I remember coming home from trick-or-treating and sorting all my candy in neat rows according to type. When I left to brush my teeth and came back, my dad would have eaten a few of my Snickers bars and would be grinning like the Cheshire cat. Now that I have my own kids, I don't sneak their candy, but I do accept any candy they want to give me (even if I don't like it ... then I just take it and throw it away). As far as their own consumption, I parcel out the candy a little at a time (usually two Fun Size pieces per day), until they've eaten all the good stuff or lose interest in it. I know they're still getting way too much sugar, but that's what we do. I've also tried letting them eat as much as they want on Halloween and then throwing or giving the rest away ... that didn't work for us. Sorry I'm not much help!

Dyan Chan October 26, 2011 at 07:57 PM
My husband and I divide and conquer ... he takes one kid and I take the other for some one-on-one time. We don't do that often enough, but I do think it's important. This weekend I'm taking my older daughter on a mother-daughter weekend at Camp Campbell! This is the first time we've done this ... and I'm excited to try it. Sometimes the planned one-on-one time is hard--my daughter wants to bring a friend and then I feel hurt because it's encroaching on "our" time--but I'm going to keep on trying.

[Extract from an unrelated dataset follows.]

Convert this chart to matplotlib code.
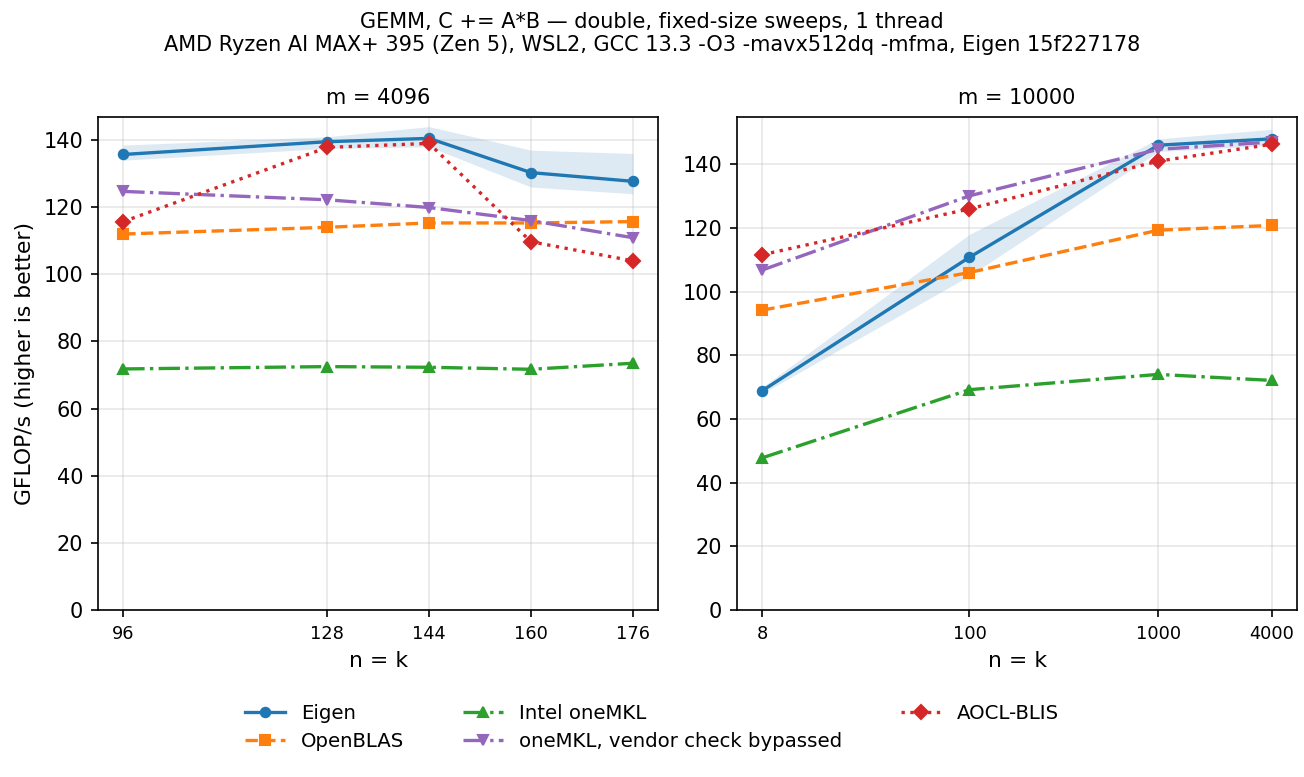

Chigiy Binell October 27, 2011 at 05:10 AM
Let's see, I have teenagers so those moments are fewer and father between. Ummm my special moments usually involve food, cars and movies. Sometimes they will actually sit down with me and talk about what's going on at school in between large bites of their favorite food. Or sometimes I trap them in the car with me while I chauffeur them around to their various events and give them the third degree. Or I'll let them watch something that their not supposed to, keeping my finger on the remote, and we dish and laugh and if something bad happens i change the channel and we laugh some more. I'm actually lucky, they both still don't mind being seen in public with me.

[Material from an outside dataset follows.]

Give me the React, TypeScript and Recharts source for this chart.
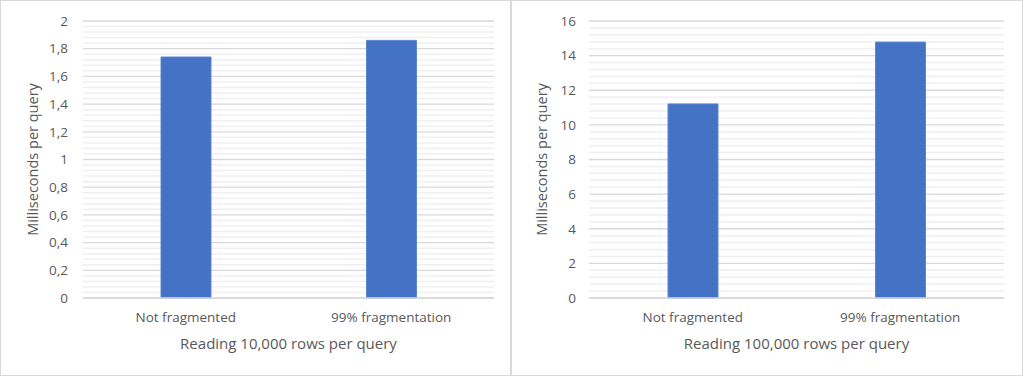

Brad Hayden November 01, 2011 at 07:38 PM
There many obligations that we have in our lifetime. The most important of them is having faith in a living God and the Salvation that he brings, the second is our obligation to our families. To often parents are so caught up in the "rat race" (showing my age here), the pursuit of things, a bigger house, a nicer car, the big boat for those summer getaways, the designer clothes, all of which means absolutely nothing. If you are concerned with how others perceive you, you've missed the point of life itself. Its not your neighbors opinion you should be worried about, its your children's. If you sacrifice time with your family for work, your children will begin to think that they are not important to you. Admittedly, there are times when this must happen, but if you make a habit of it, it is your children who will suffer. Children are great, anything and everything can and does happen. Due to my ex-wife and her games, I was deprived access to my daughter for more than 12 yrs. As a result we now have a very poor relationship, but we're working on it. At least now she doesn't completely hate me. I have access to my three grandsons and we play games together through facebook. They're always welcome at my home and we chat over the internet on a regular basis. Everyday I see parents missing opportunities to interact with their kids. But I know that if they knew what I know, they'd be far more attentive and engaging with their children.

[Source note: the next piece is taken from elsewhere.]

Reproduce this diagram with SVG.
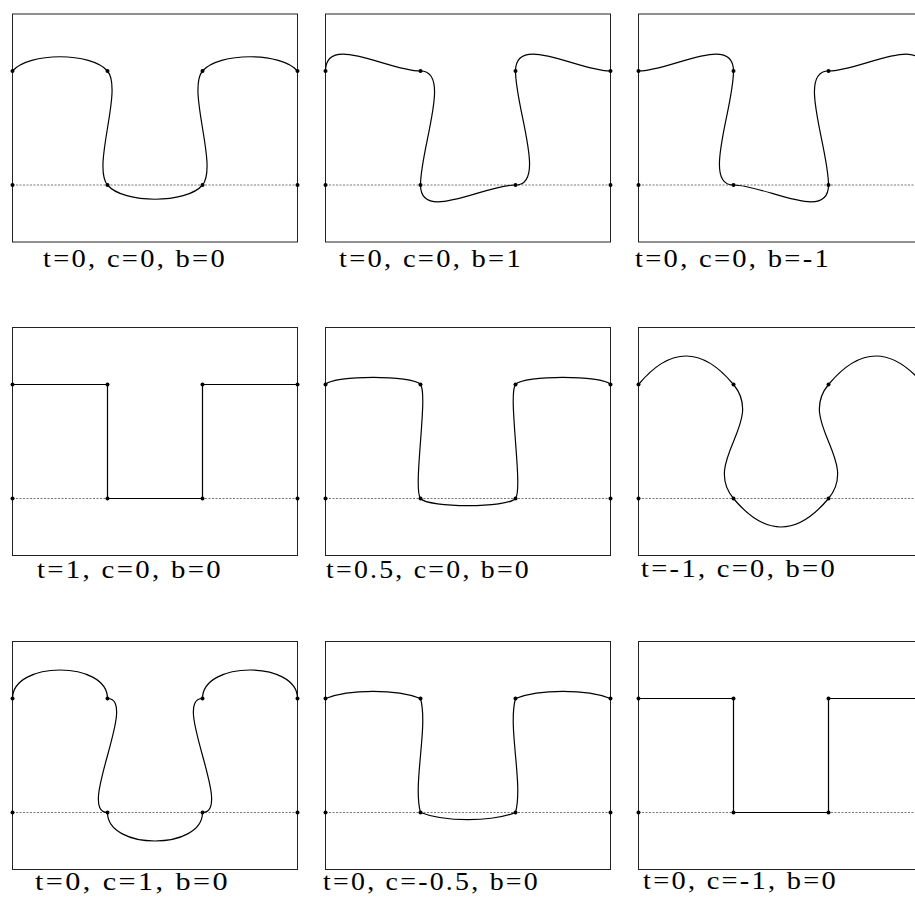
<svg xmlns="http://www.w3.org/2000/svg" xmlns:xlink="http://www.w3.org/1999/xlink" width="915" height="902" viewBox="0 0 915 902">
<style>
.box{fill:none;stroke:#222;stroke-width:1}
.base{fill:none;stroke:#666;stroke-width:0.9;stroke-dasharray:2,1.5}
.curve{fill:none;stroke:#000;stroke-width:1.2;stroke-linejoin:round}
.dot{fill:#000}
.lbl{font-family:"Liberation Serif","Times New Roman",serif;font-size:25px;letter-spacing:2px;fill:#000}
</style>
<defs>
<g id="frame">
<rect class="box" x="0" y="-171" width="285" height="228"/>
<line class="base" x1="0" y1="0" x2="285" y2="0"/>
<circle class="dot" cx="0" cy="0" r="2"/>
<circle class="dot" cx="0" cy="-114" r="2"/>
<circle class="dot" cx="95" cy="-114" r="2"/>
<circle class="dot" cx="95" cy="0" r="2"/>
<circle class="dot" cx="190" cy="0" r="2"/>
<circle class="dot" cx="190" cy="-114" r="2"/>
<circle class="dot" cx="285" cy="-114" r="2"/>
<circle class="dot" cx="285" cy="0" r="2"/>
</g>
</defs>
<rect width="915" height="902" fill="#fff"/>

<g id="panel1">
<g transform="translate(12.5,185)">
<use href="#frame"/>
<path class="curve" d="M0,-114 C15.83,-133 79.17,-133 95,-114 C110.83,-95 79.17,-19 95,0 C110.83,19 174.17,19 190,0 C205.83,-19 174.17,-95 190,-114 C205.83,-133 269.17,-133 285,-114"/>
</g>
<text class="lbl" x="43" y="267" textLength="184" lengthAdjust="spacingAndGlyphs">t=0, c=0, b=0</text>
</g>

<g id="panel2">
<g transform="translate(325.5,185)">
<use href="#frame"/>
<path class="curve" d="M0,-114 C0,-152 63.33,-114 95,-114 C126.67,-114 95,-38 95,0 C95,38 158.33,0 190,0 C221.67,0 190,-76 190,-114 C190,-152 253.33,-114 285,-114"/>
</g>
<text class="lbl" x="339" y="267" textLength="184" lengthAdjust="spacingAndGlyphs">t=0, c=0, b=1</text>
</g>

<g id="panel3">
<g transform="translate(638.5,185)">
<use href="#frame"/>
<path class="curve" d="M0,-114 C31.67,-114 95,-152 95,-114 C95,-76 63.33,0 95,0 C126.67,0 190,38 190,0 C190,-38 158.33,-114 190,-114 C221.67,-114 285,-152 285,-114"/>
</g>
<text class="lbl" x="635" y="267" textLength="196" lengthAdjust="spacingAndGlyphs">t=0, c=0, b=-1</text>
</g>

<g id="panel4">
<g transform="translate(12.5,498.5)">
<use href="#frame"/>
<path class="curve" d="M0,-114 L95,-114 L95,0 L190,0 L190,-114 L285,-114"/>
</g>
<text class="lbl" x="37" y="578" textLength="186" lengthAdjust="spacingAndGlyphs">t=1, c=0, b=0</text>
</g>

<g id="panel5">
<g transform="translate(325.5,498.5)">
<use href="#frame"/>
<path class="curve" d="M0,-114 C7.92,-123.5 87.08,-123.5 95,-114 C102.92,-104.5 87.08,-9.5 95,0 C102.92,9.5 182.08,9.5 190,0 C197.92,-9.5 182.08,-104.5 190,-114 C197.92,-123.5 277.08,-123.5 285,-114"/>
</g>
<text class="lbl" x="326" y="578" textLength="205" lengthAdjust="spacingAndGlyphs">t=0.5, c=0, b=0</text>
</g>

<g id="panel6">
<g transform="translate(638.5,498.5)">
<use href="#frame"/>
<path class="curve" d="M0,-114 C31.67,-152 63.33,-152 95,-114 C126.67,-76 63.33,-38 95,0 C126.67,38 158.33,38 190,0 C221.67,-38 158.33,-76 190,-114 C221.67,-152 253.33,-152 285,-114"/>
</g>
<text class="lbl" x="641" y="577" textLength="196" lengthAdjust="spacingAndGlyphs">t=-1, c=0, b=0</text>
</g>

<g id="panel7">
<g transform="translate(12.5,812.5)">
<use href="#frame"/>
<path class="curve" d="M0,-114 C0,-152 95,-152 95,-114 C126.67,-114 63.33,0 95,0 C95,38 190,38 190,0 C221.67,0 158.33,-114 190,-114 C190,-152 285,-152 285,-114"/>
</g>
<text class="lbl" x="35" y="890" textLength="195" lengthAdjust="spacingAndGlyphs">t=0, c=1, b=0</text>
</g>

<g id="panel8">
<g transform="translate(325.5,812.5)">
<use href="#frame"/>
<path class="curve" d="M0,-114 C23.75,-123.5 71.25,-123.5 95,-114 C102.92,-85.5 87.08,-28.5 95,0 C118.75,9.5 166.25,9.5 190,0 C197.92,-28.5 182.08,-85.5 190,-114 C213.75,-123.5 261.25,-123.5 285,-114"/>
</g>
<text class="lbl" x="323" y="890" textLength="217" lengthAdjust="spacingAndGlyphs">t=0, c=-0.5, b=0</text>
</g>

<g id="panel9">
<g transform="translate(638.5,812.5)">
<use href="#frame"/>
<path class="curve" d="M0,-114 L95,-114 L95,0 L190,0 L190,-114 L285,-114"/>
</g>
<text class="lbl" x="643" y="889" textLength="195" lengthAdjust="spacingAndGlyphs">t=0, c=-1, b=0</text>
</g>
</svg>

Sheila Sanchez (Editor) November 01, 2011 at 07:57 PM
Thank you for the comment, Brad. I totally relate to what you're saying. I didn't begin to have a relationship with my father until I was a lot older as a child and it really affected me. Throughout the years we've worked on strengthening our relationship and it's worked. We're now much closer and I understand him better. By far, my best memories as a child are of just going to the park with my dad or him taking me to see his parents. Thank you for the comment and may you continue to work on building stronger bonds with your children and grandchildren. As you've pointed out, spending time with them should be one of our top priorities.